Here's the thing. You're already leaving money on the table by being invisible in a big pond. At least in a small one, people can find you.
And the irony is... once you become the big fish in a specific space, the adjacent opportunities start showing up on their own. You don't chase them. They come to you, because you've built a reputation that travels.
Nobody ever got referred with "you should talk to this person, they do a bit of everything." The referrals go to specialists. To the obvious choice.
The real resistance isn't strategic
Let's be honest. The resistance to going small is rarely about business logic. It's about identity.
Going narrow feels like admitting you can't play at the highest level. Like you're giving up on something. Like the big pond is where the serious people swim, and choosing a smaller one means you're not one of them.
I get it. I've felt it myself.
But here's what I've learned: the big pond doesn't care about you. The small pond does. And being known, trusted, and sought after in a space that matters to you... that's not a consolation prize. That's the whole game.
How to find the right pond
You don't need a 40-page market analysis. You need honest answers to three questions:
Where do you already have credibility? Not where you want to have it someday. Where do people already trust your opinion?
Who do you genuinely enjoy working with? Not just who pays well. Who makes the work feel like the work you were meant to do?
Where is the competition thinnest? Not the biggest market. The one where your specific combination of experience, perspective, and skill is hard to replicate.
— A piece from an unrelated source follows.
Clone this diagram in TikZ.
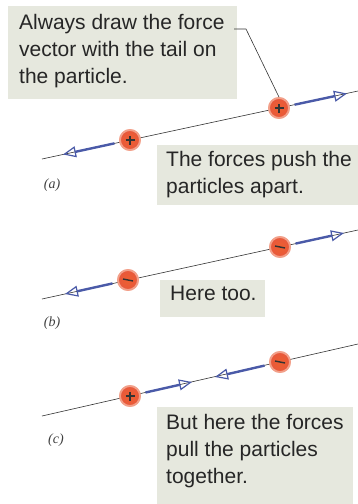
\documentclass[tikz,border=0pt]{standalone}
\usepackage{fontspec}
\setmainfont{Liberation Sans}
\newfontfamily\labelfont{Liberation Serif}
\usetikzlibrary{arrows.meta}
\definecolor{boxbg}{HTML}{E6E8DE}
\definecolor{forceblue}{HTML}{4A5AA8}
\definecolor{chargered}{HTML}{E8583C}
\definecolor{chargelight}{HTML}{F2A08A}
\tikzset{
  infotext/.style={font=\fontsize{21}{27}\selectfont, text=black!85, anchor=north west, align=left, inner sep=0pt},
  axisline/.style={draw=black!80, line width=0.6pt},
  force/.style={draw=forceblue, line width=2.4pt, -{Triangle[open, length=13pt, width=11pt, line width=1.2pt]}, shorten <=5pt},
  charge/.style={circle, minimum size=20pt, inner sep=0pt, inner color=chargered!80!orange, outer color=chargered, draw=chargelight, line width=1.8pt},
  sign/.style={line width=1.4pt, draw=black!80},
  panel/.style={font=\labelfont\itshape\fontsize{14}{16}\selectfont, text=black!75},
  leader/.style={draw=black!80, line width=0.6pt}
}
\begin{document}
\begin{tikzpicture}[x=1pt, y=-1pt]
\useasboundingbox (0,0) rectangle (358,504);
% boxes
\fill[boxbg] (8,6) rectangle (237,99);
\fill[boxbg] (157,145) rectangle (358,205);
\fill[boxbg] (160,280) rectangle (265,317);
\fill[boxbg] (157,407) rectangle (353,504);
\node[infotext] (t1) at (19,14) {Always draw the force\\vector with the tail on\\the particle.};
\node[infotext] (t2) at (166,151) {The forces push the\\particles apart.};
\node[infotext] (t3) at (170,286) {Here too.};
\node[infotext] (t4) at (166,414) {But here the forces\\pull the particles\\together.};
% panel a
\coordinate (aL) at (42,159);
\coordinate (aR) at (358,91);
\coordinate (aT1) at (63,154.5);
\coordinate (aT2) at (347,93.5);
\draw[axisline] (aL) -- (aR);
\node[charge] (a1) at (130,140) {};
\node[charge] (a2) at (279,108) {};
\draw[force] (a1) -- (aT1);
\draw[force] (a2) -- (aT2);
\node[charge] at (a1) {};
\node[charge] at (a2) {};
\draw[sign] ([xshift=-4.5pt]a1.center) -- ([xshift=4.5pt]a1.center) ([yshift=-4.5pt]a1.center) -- ([yshift=4.5pt]a1.center);
\draw[sign] ([xshift=-4.5pt]a2.center) -- ([xshift=4.5pt]a2.center) ([yshift=-4.5pt]a2.center) -- ([yshift=4.5pt]a2.center);
\coordinate (lk) at (246,29);
\draw[leader] (234,29) -- (lk) -- (a2.north);
\node[panel] (la) at (52,185) {(a)};
% panel b
\coordinate (bL) at (42,299);
\coordinate (bR) at (358,230);
\coordinate (bT1) at (65,294);
\coordinate (bT2) at (344,233);
\draw[axisline] (bL) -- (bR);
\node[charge] (b1) at (128,280) {};
\node[charge] (b2) at (280,247) {};
\draw[force] (b1) -- (bT1);
\draw[force] (b2) -- (bT2);
\node[charge] at (b1) {};
\node[charge] at (b2) {};
\draw[sign] ([xshift=-5pt,yshift=1pt]b1.center) -- ([xshift=5pt,yshift=-1pt]b1.center);
\draw[sign] ([xshift=-5pt,yshift=1pt]b2.center) -- ([xshift=5pt,yshift=-1pt]b2.center);
\node[panel] (lb) at (52,323) {(b)};
% panel c
\coordinate (cL) at (42,416);
\coordinate (cR) at (358,344);
\coordinate (cT1) at (192,382);
\coordinate (cT2) at (215,377);
\draw[axisline] (cL) -- (cR);
\node[charge] (c1) at (130,396) {};
\node[charge] (c2) at (280,362) {};
\draw[force] (c1) -- (cT1);
\draw[force] (c2) -- (cT2);
\node[charge] at (c1) {};
\node[charge] at (c2) {};
\draw[sign] ([xshift=-4.5pt]c1.center) -- ([xshift=4.5pt]c1.center) ([yshift=-4.5pt]c1.center) -- ([yshift=4.5pt]c1.center);
\draw[sign] ([xshift=-5pt,yshift=1pt]c2.center) -- ([xshift=5pt,yshift=-1pt]c2.center);
\node[panel] (lc) at (56,440) {(c)};
\end{tikzpicture}
\end{document}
The intersection of those three is your pond. And once you're in it, everything from your content to your pricing to your confidence changes.
I wrote more about this process in How to Position Your Brand When Everyone Sounds the Same.
Frequently Asked Questions
What is niche positioning and why does it matter for founders?
Niche positioning means choosing a specific market or audience where your expertise is most relevant and your competition is thinnest. For founders, it's the difference between being one of thousands and being one of five. It sharpens your messaging, increases referrals, and makes your brand easier to understand and recommend.
How do I know if my market is too broad?
If people struggle to describe what you do in one sentence, your market is probably too broad. Other signs: your content doesn't generate engagement from a specific group, your leads come from random industries with no pattern, or you frequently compete on price rather than expertise. Narrowing doesn't limit opportunity. It focuses it.
Can you niche down without losing clients?
Yes. Narrowing your positioning doesn't mean refusing work outside your niche. It means leading with specificity so the right people find you faster. Most founders who niche down report that their total revenue stays the same or increases, because they attract higher-quality clients who value their specialized perspective. The clients you "lose" are usually the ones who were never a great fit anyway.
What is the Focus Star framework?
The Focus Star is a positioning framework developed by Florian Philippe as part of the Brand Therapy process. It maps five edges of a brand's positioning to create clarity about who you serve, what you stand for, and why someone would choose you over everyone else. One of those edges is specifically about market selection: choosing your pond deliberately rather than defaulting to the broadest possible audience.